Гораздо существенней другое – едва ли не самоочевидным считается, что современная астрофизика вполне адекватна проблеме Контакта и в случае регистрации чего-то необычного уж как-нибудь походя справится с выделением искусственного источника. Мне кажется, что это далеко не соответствует истине.

На самом деле нужны модели, которые на основе астрономических наблюдений позволили бы заключить, что, скажем, определенное небесное тело имеет автономный двигатель или искусственно сформированный спектр и химический состав.

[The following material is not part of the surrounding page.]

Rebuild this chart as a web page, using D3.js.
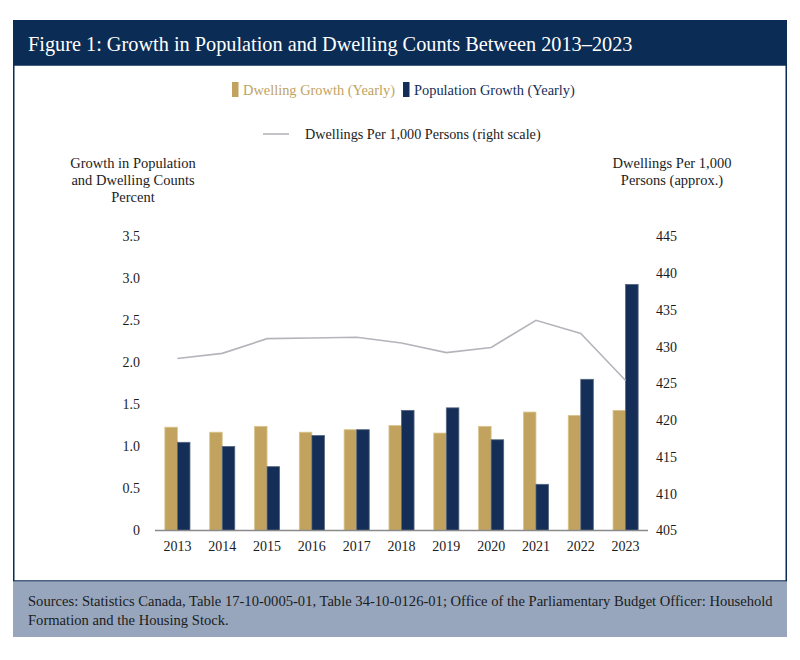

Эти модели, построенные на основе земного опыта, четко характеризовали бы картину космогонии третьего поколения, какой она предстала бы перед астрономами Земли, созерцай они ее с большого расстояния. На основании этой вполне строгой и очень полезной на ближайшее будущее картины* можно было бы делать кое-какие обобщения и экстраполяции. Несомненно, на этой основе появилась бы довольно обширная классификация искусственных объектов, и сквозь новую теоретическую линзу космическое пространство могло бы выглядеть уже немного иначе.

* Совсем недалеко то время, когда результаты нашей космогонической активности придется наблюдать в большом количестве и на больших расстояниях. В процессе освоения Солнечной системы предстоит столкнуться с массовым выделением искусственных объектов, их классификацией и т. п.

Не уверен, что, посмотрев на небо сквозь линзу новой модели, мы сразу бы поняли, что такая-то звезда с сильным фиолетовым смещением – не что иное, как приближающийся к нам субсветовой звездолет, а резкий всплеск в спектре другой звезды – непременно мощный лазер с такими-то характеристиками. Все может быть сложней – выделится класс подозрительных объектов, к которым применимо описание на основе искусственных конструкций, и мы сумеем даже классифицировать какие-то уровни искусственности таких объектов. На них будет сконцентрировано внимание, и это со временем принесет свои плоды.

Трудности в предлагаемом расширении астрофизики и космогонии велики. Если не ограничиваться строгими моделями нашей космонавтики и межпланетной связи, придется вести обширную работу по теории эволюции технических систем, чтобы предельно корректно составить прогноз о поведении искусственных объектов, регистрируемых в межзвездных масштабах. Фактически же все это будет лишь частью работы по моделированию эволюции цивилизаций. Разумеется, речь идет о программе дальнего прицела, но кое-что в ней фактически известно и сейчас, ее фрагментами мы пользовались в предыдущих разделах.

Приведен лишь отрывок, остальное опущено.